|The assassination of Archduke Franz Ferdinand of Austria on 28 June 1914 in Bosnia-Herzegovina - then part of the Austro-Hungarian Empire - brought the tensions between Austria-Hungary and Serbia to a head. This triggered a chain of international events that embroiled Russia and the major European powers. Thirty-seven days later the world was at war.|
The heir to the Austro-Hungarian throne sat next to his wife Sophie, Duchess of Hohenberg in an open-topped car as they were driven along the streets of Sarajevo. When the driver stopped to reverse, 19 year-old Serbian Gavrilo Princip shot them at close range with a semi-automatic pistol. He was one of six assassins positioned along the motorcade route by Danilo Ilić, a leader in the secret radicalist organization, Black Hand. Franz Ferdinand was hit in the neck, the bullet opening his jugular vein and lodging in his spine. Another bullet penetrated the right of the car and fatally wounded Sophie in the abdomen; she was pregnant with their fourth child.

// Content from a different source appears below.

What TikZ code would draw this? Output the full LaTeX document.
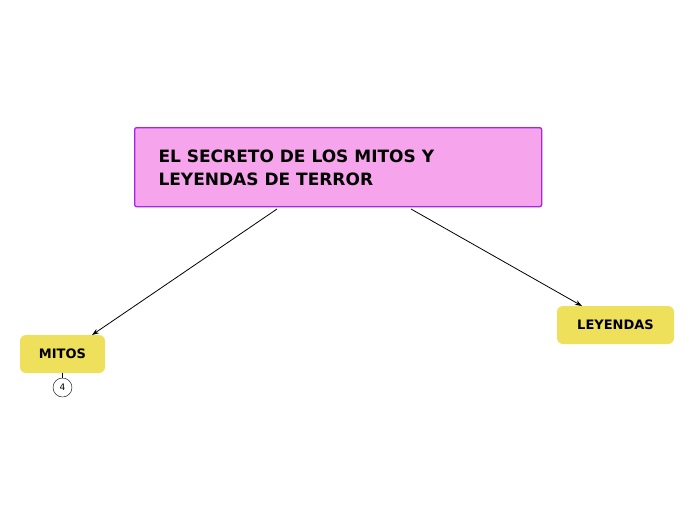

The political objective of the assassination was to break the Austro-Hungarian south-Slav provinces off so they could be combined into a Greater Serbia or a Yugoslavia. The assassins' motives were consistent with the movement that later became known as Young Bosnia. At the top of these Serbian military conspirators was Chief of Serbian Military Intelligence Dragutin Dimitrijević, his right hand man Major Vojislav Tankosić, and Masterspy Rade Malobabić. Major Tankosić trained the assassins and armed them with bombs and pistols. They were also given access to the same underground railroad that Rade Malobabić had used for the infiltration of operatives and the transportation of weapons into Austria-Hungary.
The assassins, the key members of the underground railway, and the key Serbian military conspirators who were still alive were arrested, tried, convicted and punished. Those who were arrested in Bosnia were tried in Sarajevo in October 1914. The other conspirators were arrested and tried before a Serbian kangaroo court in French-occupied Salonika in 1916–1917 on unrelated false charges. Serbia executed the top three military conspirators. Much of what is known about the assassinations comes from these two trials and related records.
Assignment of responsibility for the bombing and murders of 28 June is highly controversial because the attack led to the outbreak of World War I one month later. An evidential approach must be taken to weed through the various claims and counter-claims concerning responsibility.